Organisatrices : Marie-Hélène GARCIA, Caroline LYVET, Patricia ROCHWERT-ZUILI et Sarah VOINIER. Laboratoire Textes et Cultures-UR4028, TransLittéraires et Études Transculturelles.
Le congrès aura lieu les 8, 9, et 10 juin 2022 à l’Université d’Artois, sur le site d’Arras. Les propositions de communication (titres et résumés) sont à envoyer à l’adresse avant le 31 juillet 2021. Elles seront accompagnées d’une notice biobibliographique de 5, 6 lignes (nom, prénom, affiliation universitaire et/ou scientifique, thématiques de recherche et publications les plus significatives).
 
 
[1] DELUMEAU, Jean, La peur en occident, Paris, Robert Laffont, coll. Bouquins, 2013, p. 112-113. Pour une étude de la perception de la nuit à la Renaissance, voir Daniel MÉNAGER, La Renaissance et la nuit, Genève, Droz, 2005. On pourra consulter également Penser la nuit (XVe-XVIIe siècle), Dominique BERTRAND (éd.), Actes du colloque international du C.E.R.H.A.C. (Centre d’Études sur les Réformes, l’Humanisme et l’Âge classique), Paris, Honoré Champion, 2003.

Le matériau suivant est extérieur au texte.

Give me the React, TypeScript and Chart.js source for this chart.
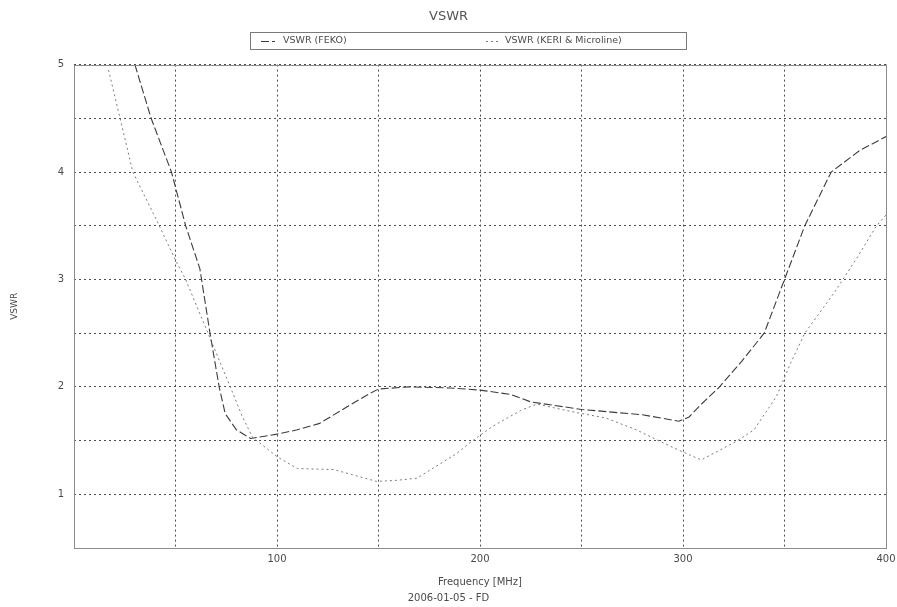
import React, { useEffect, useRef } from "react";
import { Chart, registerables } from "chart.js";

Chart.register(...registerables);

// ---- data ----
const FEKO_FREQ = [30, 38, 48, 55, 62, 67, 71.5, 74.5, 80, 87, 100, 110, 121, 135, 144, 150, 165, 185, 200, 215, 225, 250, 280, 298, 303, 308, 318, 329, 340, 350, 360, 373, 387, 400];
const FEKO_VSWR = [5.0, 4.5, 4.0, 3.5, 3.1, 2.5, 2.0, 1.75, 1.6, 1.52, 1.56, 1.6, 1.66, 1.82, 1.92, 1.98, 2.0, 1.99, 1.97, 1.93, 1.86, 1.79, 1.74, 1.68, 1.72, 1.82, 2.0, 2.24, 2.5, 3.0, 3.5, 4.0, 4.2, 4.33];

const KERI_FREQ = [17, 22.7, 29, 42, 50, 55, 66, 77, 83, 88, 100, 110, 128, 149, 159, 169, 188.5, 195, 206, 220, 228, 245, 262, 277, 289, 298, 309, 317, 326, 335, 346, 353, 360, 375, 386, 395, 400];
const KERI_VSWR = [4.95, 4.5, 4.0, 3.5, 3.18, 3.0, 2.5, 2.0, 1.72, 1.53, 1.35, 1.24, 1.23, 1.12, 1.13, 1.15, 1.38, 1.48, 1.63, 1.78, 1.84, 1.77, 1.71, 1.6, 1.49, 1.41, 1.32, 1.4, 1.49, 1.6, 1.91, 2.22, 2.5, 2.89, 3.21, 3.49, 3.6];

const SERIES_LABELS = ["VSWR (FEKO)", "VSWR (KERI & Microline)"];
const X_TICK_LABELS = [100, 200, 300, 400];
const Y_TICK_LABELS = [1, 2, 3, 4, 5];

const CHART_TITLE = "VSWR";
const X_TITLE = "Frequency [MHz]";
const Y_TITLE = "VSWR";
const FOOTER = "2006-01-05 - FD";

const FONT = "'DejaVu Sans', sans-serif";
const TEXT_COLOR = "#4a4a4a";

const frameAndLegend = {
  id: "frameAndLegend",
  afterDatasetsDraw(chart: any) {
    const { ctx, chartArea: a } = chart;
    ctx.save();
    ctx.setLineDash([]);
    ctx.strokeStyle = "#8c8c8c";
    ctx.lineWidth = 1;
    ctx.strokeRect(Math.round(a.left) + 0.5, Math.round(a.top) + 0.5, Math.round(a.right - a.left), Math.round(a.bottom - a.top));

    // boxed legend
    const boxL = 250, boxR = 686, boxT = 32, boxB = 49;
    ctx.strokeStyle = "#7a7a7a";
    ctx.strokeRect(boxL + 0.5, boxT + 0.5, boxR - boxL, boxB - boxT);
    const symX = [261, 486];
    const textX = [283, 505];
    const midY = (boxT + boxB) / 2 + 0.5;
    chart.data.datasets.forEach((ds: any, i: number) => {
      ctx.save();
      ctx.strokeStyle = ds.borderColor;
      ctx.lineWidth = ds.borderWidth;
      ctx.setLineDash(ds.borderDash || []);
      ctx.beginPath();
      ctx.moveTo(symX[i], Math.round(midY) + 0.5);
      ctx.lineTo(symX[i] + 14, Math.round(midY) + 0.5);
      ctx.stroke();
      ctx.restore();
      ctx.fillStyle = TEXT_COLOR;
      ctx.font = `9.5px ${FONT}`;
      ctx.textBaseline = "middle";
      ctx.textAlign = "left";
      ctx.fillText(ds.label, textX[i], midY);
    });
    ctx.restore();
  },
};

export default function App() {
  const ref = useRef<HTMLCanvasElement | null>(null);

  useEffect(() => {
    if (!ref.current) return;
    const fekoPts = FEKO_FREQ.map((f, i) => ({ x: f, y: FEKO_VSWR[i] }));
    const keriPts = KERI_FREQ.map((f, i) => ({ x: f, y: KERI_VSWR[i] }));

    const chart = new Chart(ref.current, {
      type: "line",
      data: {
        datasets: [
          {
            label: SERIES_LABELS[0],
            data: fekoPts,
            borderColor: "#3c3c3c",
            borderWidth: 1.1,
            borderDash: [8, 3],
            pointRadius: 0,
            tension: 0,
            fill: false,
          },
          {
            label: SERIES_LABELS[1],
            data: keriPts,
            borderColor: "#7c7c7c",
            borderWidth: 1,
            borderDash: [2, 3],
            pointRadius: 0,
            tension: 0,
            fill: false,
          },
        ],
      },
      options: {
        responsive: false,
        animation: false,
        layout: { padding: { left: 0, right: 0, top: 0, bottom: 0 } },
        plugins: {
          legend: { display: false },
          tooltip: { enabled: false },
          title: {
            display: true,
            text: CHART_TITLE,
            color: "#555",
            font: { family: FONT, size: 13, weight: "normal" },
            padding: { top: 9, bottom: 40 },
          },
          subtitle: {
            display: true,
            position: "bottom",
            text: FOOTER,
            color: TEXT_COLOR,
            font: { family: FONT, size: 10, weight: "normal" },
            padding: { top: 0, bottom: 3 },
          },
        },
        scales: {
          x: {
            type: "linear",
            min: 0,
            max: 400,
            ticks: {
              stepSize: 50,
              color: TEXT_COLOR,
              font: { family: FONT, size: 10 },
              padding: 5,
              maxRotation: 0,
              callback: (v: any) => (X_TICK_LABELS.includes(Number(v)) ? String(v) : ""),
            },
            grid: {
              color: "#4d4d4d",
              lineWidth: 1,
              drawTicks: false,
            },
            border: { display: false, dash: [2, 3] },
            title: {
              display: true,
              text: X_TITLE,
              color: TEXT_COLOR,
              font: { family: FONT, size: 10 },
              padding: { top: 0, bottom: 4 },
            },
            afterFit: (s: any) => {
              s.height = 44;
              s.paddingRight = 11;
            },
          },
          y: {
            type: "linear",
            min: 0.5,
            max: 5,
            ticks: {
              stepSize: 0.5,
              color: TEXT_COLOR,
              font: { family: FONT, size: 10 },
              padding: 10,
              callback: (v: any) => (Y_TICK_LABELS.includes(Number(v)) ? String(v) : ""),
            },
            grid: {
              color: "#4d4d4d",
              lineWidth: 1,
              drawTicks: false,
            },
            border: { display: false, dash: [2, 3] },
            title: {
              display: true,
              text: Y_TITLE,
              color: TEXT_COLOR,
              font: { family: FONT, size: 9 },
              padding: { top: 9, bottom: 0 },
            },
            afterFit: (s: any) => {
              s.width = 74;
            },
          },
        },
      },
      plugins: [frameAndLegend],
    });
    return () => chart.destroy();
  }, []);

  return (
    <div style={{ position: "absolute", left: 0, top: 0, width: 897, height: 607, background: "#fff" }}>
      <canvas ref={ref} width={897} height={607} />
    </div>
  );
}
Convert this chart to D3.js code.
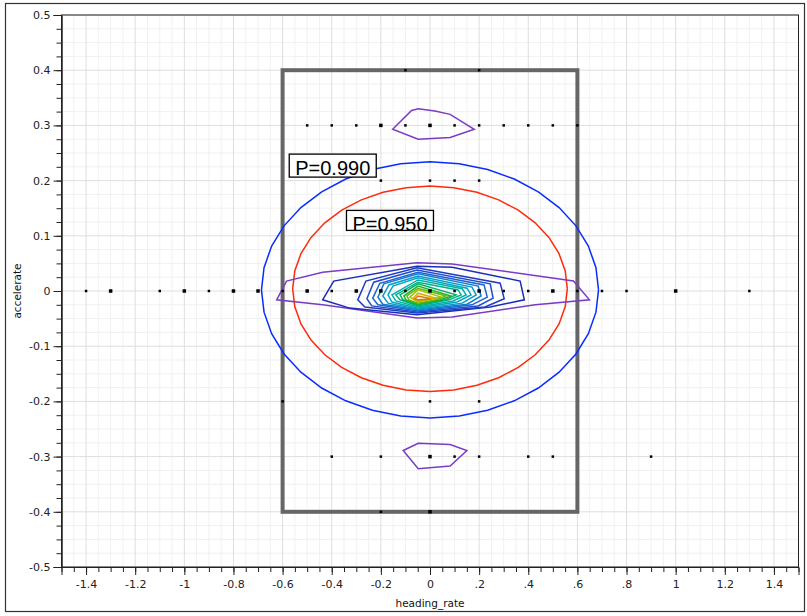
<!DOCTYPE html>
<html><head><meta charset="utf-8">
<script src="https://cdn.jsdelivr.net/npm/d3@7"></script>
<style>body{margin:0;background:#fff}svg{display:block}</style>
</head><body>
<svg id="c" width="807" height="616"></svg>
<script>
// ---------- data ----------
const xTickValues = [-1.4,-1.2,-1,-0.8,-0.6,-0.4,-0.2,0,0.2,0.4,0.6,0.8,1,1.2,1.4];
const xTickLabels = ["-1.4","-1.2","-1","-0.8","-0.6","-0.4","-0.2","0",".2",".4",".6",".8","1","1.2","1.4"];
const yTickValues = [0.5,0.4,0.3,0.2,0.1,0,-0.1,-0.2,-0.3,-0.4,-0.5];
const yTickLabels = ["0.5","0.4","0.3","0.2","0.1","0","-0.1","-0.2","-0.3","-0.4","-0.5"];
const xLabel = "heading_rate";
const yLabel = "accelerate";

// observed points: [heading_rate, accelerate, multiplicity]
const points = [
  [-0.1,0.4,1],[0.2,0.4,1],
  [-0.5,0.3,1],[-0.4,0.3,1],[-0.3,0.3,1],[-0.2,0.3,2],[-0.1,0.3,1],[0,0.3,2],[0.1,0.3,1],[0.2,0.3,1],[0.3,0.3,1],[0.4,0.3,1],[0.5,0.3,1],[0.6,0.3,1],
  [-0.2,0.2,1],[0,0.2,1],[0.1,0.2,1],[0.2,0.2,1],
  [-1.4,0,1],[-1.3,0,2],[-1.1,0,1],[-1.0,0,2],[-0.9,0,1],[-0.8,0,2],[-0.7,0,2],[-0.6,0,1],[-0.5,0,2],[-0.4,0,1],[-0.3,0,2],[-0.2,0,2],[-0.1,0,1],[0,0,2],[0.1,0,1],[0.2,0,2],[0.3,0,1],[0.4,0,1],[0.5,0,2],[0.6,0,1],[0.7,0,1],[0.8,0,1],[1.0,0,2],[1.3,0,1],
  [-0.6,-0.2,1],[0,-0.2,1],[0.2,-0.2,1],
  [-0.4,-0.3,1],[-0.2,-0.3,1],[0,-0.3,2],[0.1,-0.3,1],[0.2,-0.3,1],[0.4,-0.3,1],[0.5,-0.3,1],[0.9,-0.3,1],
  [-0.2,-0.4,1],[0,-0.4,2]
];

// box region
const boxX = [-0.6, 0.6];
const boxY = [-0.4, 0.4];

// probability ellipses
const ellipseLabels = ["P=0.990","P=0.950"];
const ellipseCx = [0, 0];
const ellipseCy = [0.002, 0.004];
const ellipseRx = [0.686, 0.559];
const ellipseRy = [0.232, 0.186];
const ellipseColors = ["#0a2cff","#ff2a0a"];

// density contours (outer -> inner)
const contourColors = ["#7a3cc6","#1b2db4","#1f3cc4","#1f4ccc","#1c62d0","#147cd0","#0a98cc","#00a8c0","#00b0a8","#00b088","#00b060","#20b030","#60b810","#a0c000","#d0b000","#e07000"];
const contours = [
  [[-0.624,-0.016],[-0.584,0.018],[-0.437,0.034],[-0.053,0.051],[0.090,0.049],[0.584,0.018],[0.649,-0.016],[0.429,-0.025],[0.090,-0.047],[-0.053,-0.049],[-0.437,-0.025]],
  [[-0.437,-0.016],[-0.392,0.018],[-0.053,0.045],[0.090,0.043],[0.367,0.018],[0.384,-0.016],[0.245,-0.029],[-0.053,-0.043],[-0.327,-0.031]],
  [[-0.294,-0.016],[-0.261,0.018],[-0.053,0.042],[0.286,0.014],[0.302,-0.014],[0.224,-0.029],[-0.053,-0.040],[-0.265,-0.029]],
  [[-0.257,-0.014],[-0.229,0.016],[-0.053,0.038],[0.245,0.013],[0.257,-0.013],[0.196,-0.027],[-0.053,-0.038],[-0.237,-0.027]],
  [[-0.233,-0.013],[-0.204,0.014],[-0.049,0.034],[0.220,0.011],[0.233,-0.011],[0.171,-0.025],[-0.049,-0.036],[-0.212,-0.025]],
  [[-0.212,-0.011],[-0.188,0.013],[-0.049,0.031],[0.196,0.009],[0.208,-0.009],[0.151,-0.024],[-0.049,-0.034],[-0.192,-0.024]],
  [[-0.192,-0.009],[-0.167,0.011],[-0.049,0.027],[0.171,0.007],[0.188,-0.007],[0.131,-0.022],[-0.049,-0.033],[-0.171,-0.022]],
  [[-0.171,-0.007],[-0.151,0.009],[-0.049,0.024],[0.151,0.005],[0.167,-0.007],[0.110,-0.020],[-0.049,-0.031],[-0.155,-0.020]],
  [[-0.155,-0.007],[-0.049,0.020],[0.131,0.004],[0.147,-0.007],[0.094,-0.018],[-0.049,-0.029],[-0.139,-0.018]],
  [[-0.139,-0.007],[-0.049,0.016],[0.114,0.002],[0.127,-0.007],[0.078,-0.016],[-0.049,-0.027],[-0.122,-0.016]],
  [[-0.122,-0.007],[-0.049,0.013],[0.106,-0.007],[0.061,-0.016],[-0.049,-0.025],[-0.110,-0.016]],
  [[-0.106,-0.009],[-0.049,0.009],[0.086,-0.009],[0.041,-0.016],[-0.049,-0.024],[-0.098,-0.016]],
  [[-0.094,-0.009],[-0.049,0.005],[0.065,-0.009],[0.024,-0.016],[-0.049,-0.022],[-0.086,-0.016]],
  [[-0.082,-0.011],[-0.049,0.002],[0.045,-0.011],[-0.049,-0.020]],
  [[-0.069,-0.013],[-0.049,-0.004],[0.024,-0.013],[-0.049,-0.018]],
  [[-0.061,-0.014],[-0.049,-0.009],[0.004,-0.014],[-0.049,-0.016]]
];
// small isolated contours
const sideContours = [
  [[-0.152,0.293],[-0.075,0.327],[-0.048,0.330],[0.020,0.326],[0.082,0.320],[0.180,0.293],[0.082,0.278],[-0.048,0.275]],
  [[-0.109,-0.289],[-0.048,-0.276],[0.082,-0.278],[0.150,-0.289],[0.082,-0.317],[-0.048,-0.322]]
];
const sideContourColor = "#7a3cc6";

// ---------- drawing ----------
const svg = d3.select("#c");
const L = 61.5, R = 798.5, T = 15, B = 567;
const x = d3.scaleLinear().domain([-1.5,1.5]).range([L,R]);
const y = d3.scaleLinear().domain([-0.5,0.5]).range([B,T]);

// outer frame
svg.append("rect").attr("x",5.5).attr("y",3.5).attr("width",799).attr("height",608)
  .attr("fill","#fff").attr("stroke","#333").attr("stroke-width",1.2);

// grid
const minorX = d3.range(-30,31).map(i=>i*0.05).filter(v=>Math.abs(Math.round(v*5)-v*5)>1e-6);
const majorX = d3.range(-7,8).map(i=>i*0.2);
const minorY = d3.range(-20,21).map(i=>i*0.025).filter(v=>Math.abs(Math.round(v*10)-v*10)>1e-6);
const g = svg.append("g");
g.selectAll(".mx").data(minorX).join("line").attr("x1",d=>x(d)).attr("x2",d=>x(d)).attr("y1",T).attr("y2",B).attr("stroke","#f1f1f1");
g.selectAll(".my").data(minorY).join("line").attr("y1",d=>y(d)).attr("y2",d=>y(d)).attr("x1",L).attr("x2",R).attr("stroke","#f1f1f1");
g.selectAll(".Mx").data(majorX).join("line").attr("x1",d=>x(d)).attr("x2",d=>x(d)).attr("y1",T).attr("y2",B).attr("stroke","#dedede");
g.selectAll(".My").data(yTickValues).join("line").attr("y1",d=>y(d)).attr("y2",d=>y(d)).attr("x1",L).attr("x2",R).attr("stroke","#dedede");

// gray box
svg.append("rect").attr("x",x(boxX[0])).attr("y",y(boxY[1]))
  .attr("width",x(boxX[1])-x(boxX[0])).attr("height",y(boxY[0])-y(boxY[1]))
  .attr("fill","none").attr("stroke","#666").attr("stroke-width",4);

// ellipses
const line = d3.line().x(d=>x(d[0])).y(d=>y(d[1]));
ellipseLabels.forEach((lab,i)=>{
  const pts = d3.range(0,37).map(k=>{const a=k*Math.PI*2/36;return [ellipseCx[i]+ellipseRx[i]*Math.cos(a), ellipseCy[i]+ellipseRy[i]*Math.sin(a)];});
  svg.append("path").attr("d",line(pts)).attr("fill","none").attr("stroke",ellipseColors[i]).attr("stroke-width",1.5);
});

// contours
const cline = d3.line().x(d=>x(d[0])).y(d=>y(d[1])).curve(d3.curveLinearClosed);
svg.append("g").selectAll("path").data(contours).join("path")
  .attr("d",d=>cline(d)).attr("fill","none").attr("stroke",(d,i)=>contourColors[i]).attr("stroke-width",1.5);
svg.append("g").selectAll("path").data(sideContours).join("path")
  .attr("d",d=>cline(d)).attr("fill","none").attr("stroke",sideContourColor).attr("stroke-width",1.5);

// points
svg.append("g").selectAll("rect").data(points).join("rect")
  .attr("x",d=>x(d[0])-(d[2]>1?1.75:1.25)).attr("y",d=>y(d[1])-(d[2]>1?1.75:1.25))
  .attr("width",d=>d[2]>1?3.5:2.5).attr("height",d=>d[2]>1?3.5:2.5).attr("fill","#000");

// plot frame
svg.append("rect").attr("x",L).attr("y",T).attr("width",R-L).attr("height",B-T)
  .attr("fill","none").attr("stroke","#222").attr("stroke-width",1);

// axes
const fontTick = "DejaVu Sans";
const xAxis = d3.axisBottom(x).tickValues(xTickValues).tickFormat((d,i)=>xTickLabels[i]).tickSize(8).tickPadding(5);
const xMinor = d3.axisBottom(x).tickValues(d3.range(-29,30).map(i=>i*0.05)).tickFormat("").tickSize(5);
const yAxis = d3.axisLeft(y).tickValues(yTickValues).tickFormat((d,i)=>yTickLabels[i]).tickSize(8).tickPadding(3);
const yMinor = d3.axisLeft(y).tickValues(d3.range(-19,20).map(i=>i*0.025)).tickFormat("").tickSize(5);
[ [xMinor,"translate(0,"+B+")"], [xAxis,"translate(0,"+B+")"], [yMinor,"translate("+L+",0)"], [yAxis,"translate("+L+",0)"] ].forEach(([ax,tr])=>{
  const a = svg.append("g").attr("transform",tr).call(ax);
  a.select(".domain").attr("stroke","#222");
  a.selectAll(".tick line").attr("stroke","#222");
  a.selectAll("text").attr("fill","#222").style("font-family",fontTick).style("font-size","11px");
});

svg.append("text").attr("x",x(0)).attr("y",607).attr("text-anchor","middle")
  .style("font-family",fontTick).style("font-size","10.5px").attr("fill","#111").text(xLabel);
svg.append("text").attr("transform","translate(21,"+y(0)+") rotate(-90)").attr("text-anchor","middle")
  .style("font-family",fontTick).style("font-size","10.5px").attr("fill","#111").text(yLabel);

// ellipse labels
const labelBoxes = [{x:-0.573,y:0.248,h:23},{x:-0.340,y:0.146,h:20}];
labelBoxes.forEach((b,i)=>{
  const bx = x(b.x), by = y(b.y), w = 87;
  const cid = "clip"+i;
  svg.append("clipPath").attr("id",cid).append("rect").attr("x",bx).attr("y",by).attr("width",w).attr("height",b.h);
  svg.append("rect").attr("x",bx).attr("y",by).attr("width",w).attr("height",b.h).attr("fill","#fff");
  svg.append("text").attr("x",bx+6).attr("y",by+20.5).attr("clip-path","url(#"+cid+")")
    .style("font-family","Liberation Sans").style("font-size","20px").attr("fill","#000").text(ellipseLabels[i]);
  svg.append("rect").attr("x",bx).attr("y",by).attr("width",w).attr("height",b.h)
    .attr("fill","none").attr("stroke","#000").attr("stroke-width",1.3);
});
</script>
</body></html>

[2] CALLARD, Caroline, Le temps des fantômes, Paris, Fayard, 2019.
[3] Sur les systèmes de croyances, l’approche anthropologique ouvre des perspectives fécondes et propices à revisiter notre vision de la nuit : Jacques GALINIER et Aurore MONOD BECQUELIN, Las cosas de la noche, una mirada diferente, Mexico, Edition CEMCA, 2016.
[4] ALAIN, Les Idées et les âges, Paris, Gallimard, 1927, chap. I : « La nuit », p. 11-16.